[Requirements] Restate all the material verbatim, except for the pictures.

__________________________________________________

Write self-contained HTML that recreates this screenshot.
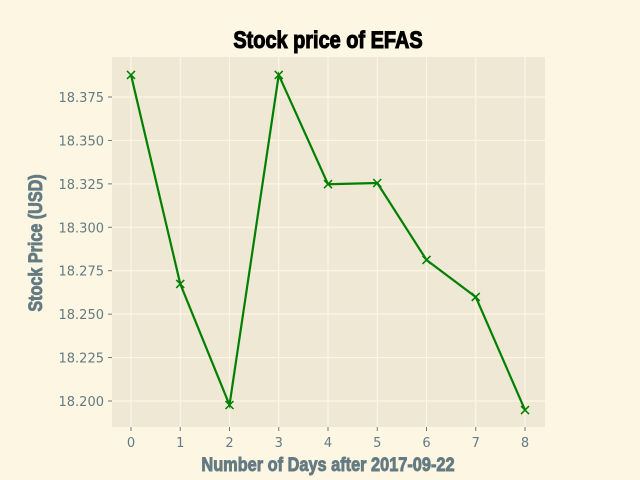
<!DOCTYPE html>
<html><head><meta charset="utf-8"><style>
body{margin:0;background:#fdf6e3;}
svg{display:block;font-family:"DejaVu Sans","Liberation Sans",sans-serif;}
.tl{font-size:13px;fill:#657b83;}
.ttl{font-family:"Liberation Sans Narrow","Liberation Sans",sans-serif;font-weight:bold;}
</style></head><body>
<svg width="640" height="480">
<rect width="640" height="480" fill="#fdf6e3"/>
<rect x="112" y="57" width="433" height="370" fill="#eee8d5"/>
<g id="grid"></g><g id="ticks"></g><g id="series"></g>
<text x="328" y="48" text-anchor="middle" class="ttl" font-size="24" fill="#000" stroke="#000" stroke-width="1.1" transform="translate(328 0) scale(0.83 1) translate(-328 0)">Stock price of EFAS</text>
<text x="328" y="471" text-anchor="middle" class="ttl" font-size="19" fill="#657b83" stroke="#657b83" stroke-width="0.9" transform="translate(328 0) scale(0.86 1) translate(-328 0)">Number of Days after 2017-09-22</text>
<text transform="translate(42 243) rotate(-90) scale(0.85 1)" text-anchor="middle" class="ttl" font-size="19" fill="#657b83" stroke="#657b83" stroke-width="0.9">Stock Price (USD)</text>
</svg>
<script>
const days=[0,1,2,3,4,5,6,7,8];
const prices=[18.3877,18.2674,18.1977,18.3877,18.3248,18.3255,18.2812,18.2599,18.1948];
const yTicks=[18.200,18.225,18.250,18.275,18.300,18.325,18.350,18.375];
const xTicks=[0,1,2,3,4,5,6,7,8];
const NS="http://www.w3.org/2000/svg";
const X=d=>131+d*49.25;
const Y=v=>97+(18.375-v)/0.025*43.43;
function mk(t,a,p){const e=document.createElementNS(NS,t);for(const k in a)e.setAttribute(k,a[k]);p.appendChild(e);return e;}
const g=document.getElementById('grid'),tk=document.getElementById('ticks'),s=document.getElementById('series');
xTicks.forEach(d=>{
 const l=mk('line',{x1:X(d),x2:X(d),y1:57,y2:427,stroke:'#fdf6e3','stroke-width':1.2},g);
 
 
 mk('line',{x1:X(d),x2:X(d),y1:427,y2:431,stroke:'#657b83'},tk);
 const t=mk('text',{x:X(d),y:447,'text-anchor':'middle',class:'tl'},tk);t.textContent=d;
 
 
});
yTicks.forEach(v=>{
 const l=mk('line',{x1:112,x2:545,y1:Y(v),y2:Y(v),stroke:'#fdf6e3','stroke-width':1.2},g);
 
 
 mk('line',{x1:108,x2:112,y1:Y(v),y2:Y(v),stroke:'#657b83'},tk);
 const t=mk('text',{x:104,y:Y(v)+5,'text-anchor':'end',class:'tl'},tk);t.textContent=v.toFixed(3);
 
 
});
const line=mk('polyline',{points:days.map((d,i)=>X(d)+','+Y(prices[i])).join(' '),fill:'none',stroke:'#008000','stroke-width':2.2},s);


days.forEach((d,i)=>{
 const x=X(d),y=Y(prices[i]);
 const m=mk('path',{d:`M${x-4},${y-4}L${x+4},${y+4}M${x-4},${y+4}L${x+4},${y-4}`,stroke:'#008000','stroke-width':1.5},s);
 
 
});
</script>
</body></html>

__________________________________________________

[Final result]
Write self-contained HTML that recreates this screenshot.
<!DOCTYPE html>
<html><head><meta charset="utf-8"><style>
body{margin:0;background:#fdf6e3;}
svg{display:block;font-family:"DejaVu Sans","Liberation Sans",sans-serif;}
.tl{font-size:13px;fill:#657b83;}
.ttl{font-family:"Liberation Sans Narrow","Liberation Sans",sans-serif;font-weight:bold;}
</style></head><body>
<svg width="640" height="480">
<rect width="640" height="480" fill="#fdf6e3"/>
<rect x="112" y="57" width="433" height="370" fill="#eee8d5"/>
<g id="grid"></g><g id="ticks"></g><g id="series"></g>
<text x="328" y="48" text-anchor="middle" class="ttl" font-size="24" fill="#000" stroke="#000" stroke-width="1.1" transform="translate(328 0) scale(0.83 1) translate(-328 0)">Stock price of EFAS</text>
<text x="328" y="471" text-anchor="middle" class="ttl" font-size="19" fill="#657b83" stroke="#657b83" stroke-width="0.9" transform="translate(328 0) scale(0.86 1) translate(-328 0)">Number of Days after 2017-09-22</text>
<text transform="translate(42 243) rotate(-90) scale(0.85 1)" text-anchor="middle" class="ttl" font-size="19" fill="#657b83" stroke="#657b83" stroke-width="0.9">Stock Price (USD)</text>
</svg>
<script>
const days=[0,1,2,3,4,5,6,7,8];
const prices=[18.3877,18.2674,18.1977,18.3877,18.3248,18.3255,18.2812,18.2599,18.1948];
const yTicks=[18.200,18.225,18.250,18.275,18.300,18.325,18.350,18.375];
const xTicks=[0,1,2,3,4,5,6,7,8];
const NS="http://www.w3.org/2000/svg";
const X=d=>131+d*49.25;
const Y=v=>97+(18.375-v)/0.025*43.43;
function mk(t,a,p){const e=document.createElementNS(NS,t);for(const k in a)e.setAttribute(k,a[k]);p.appendChild(e);return e;}
const g=document.getElementById('grid'),tk=document.getElementById('ticks'),s=document.getElementById('series');
xTicks.forEach(d=>{
 const l=mk('line',{x1:X(d),x2:X(d),y1:57,y2:427,stroke:'#fdf6e3','stroke-width':1.2},g);
 
 
 mk('line',{x1:X(d),x2:X(d),y1:427,y2:431,stroke:'#657b83'},tk);
 const t=mk('text',{x:X(d),y:447,'text-anchor':'middle',class:'tl'},tk);t.textContent=d;
 
 
});
yTicks.forEach(v=>{
 const l=mk('line',{x1:112,x2:545,y1:Y(v),y2:Y(v),stroke:'#fdf6e3','stroke-width':1.2},g);
 
 
 mk('line',{x1:108,x2:112,y1:Y(v),y2:Y(v),stroke:'#657b83'},tk);
 const t=mk('text',{x:104,y:Y(v)+5,'text-anchor':'end',class:'tl'},tk);t.textContent=v.toFixed(3);
 
 
});
const line=mk('polyline',{points:days.map((d,i)=>X(d)+','+Y(prices[i])).join(' '),fill:'none',stroke:'#008000','stroke-width':2.2},s);


days.forEach((d,i)=>{
 const x=X(d),y=Y(prices[i]);
 const m=mk('path',{d:`M${x-4},${y-4}L${x+4},${y+4}M${x-4},${y+4}L${x+4},${y-4}`,stroke:'#008000','stroke-width':1.5},s);
 
 
});
</script>
</body></html>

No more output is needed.